Are schools ready for the professions of the future?

We live in a time of rapid change. Technology, artificial intelligence and globalisation are transforming the world of work at an unprecedented pace. Many of the children who attend school today will work in professions that do not yet exist or are only just beginning to take shape.

This new scenario raises an important question for education. Are schools truly prepared to educate the professionals of tomorrow?

The challenge of educating for a changing world

Traditionally, schools focused on transmitting knowledge. However, in the 21st century, the challenge goes far beyond that: it is about teaching how to learn.

The emerging professions require skills that cannot be memorised but must be developed — critical thinking, adaptability, creativity, problem solving and teamwork.

In this context, the teacher’s role is evolving. Educators are no longer mere transmitters of information but guides and facilitators of learning, accompanying students in a process where curiosity and reflection are just as valuable as academic content.

Education as a driver of transformation

To prepare students for the professions of the future, schools must move towards more flexible educational models that encourage experimentation, critical thinking and collaboration.

At Dallington School, we believe in an approach that integrates the academic, emotional and social dimensions of learning. We foster autonomy, cooperative work and project-based learning, so pupils can connect what they learn to the real world.

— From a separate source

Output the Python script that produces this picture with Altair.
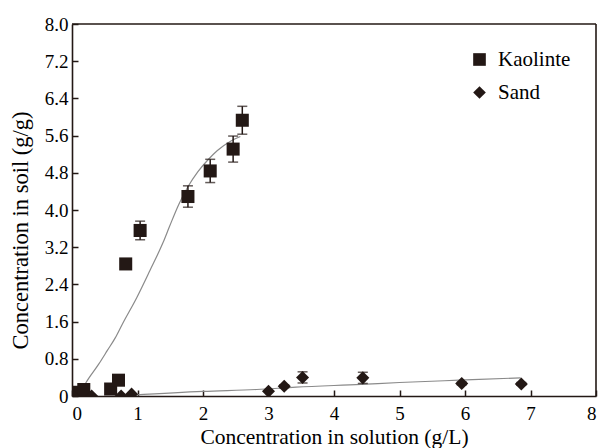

Moreover, the responsible use of technology — through tools such as our Digital Map — helps students become familiar with the digital environment while keeping the values that guide its use at the forefront.

The school of the future should not teach only how to use technology, but how to give it purpose.

New skills for a new world

The professions of tomorrow will demand a range of cross-disciplinary skills: effective communication, ethical leadership, resilience, computational thinking and creativity.

The educational challenge is to integrate these skills from an early age, in a natural and meaningful way.

At Dallington, we understand that academic knowledge is important, but it is the development of human skills that truly prepares students for the future. That’s why every learning experience aims to awaken curiosity, critical thinking and a desire to make the world a better place.

Towards the university degrees of the future

University studies of the future will no longer be linear or rigid. Young people will need to be flexible and constantly reinvent themselves, combining knowledge from different fields. Higher education will also evolve to meet the needs of this new generation of creative, global students with an open mindset towards change.

Schools today carry the responsibility of laying that foundation: educating people who are able to learn and adapt continuously.

Educating for the unknown

No one can predict what the job market will look like in twenty years, but we do know what kind of people it will need: curious, empathetic, resilient individuals with the ability to adapt.

The professions of the future will require more than technical expertise — they will demand vision, purpose and humanity.

At Dallington School, we believe that education is not about anticipating every change, but about preparing students to face change with confidence, values and creativity. Because the future cannot simply be taught — it is built by learning.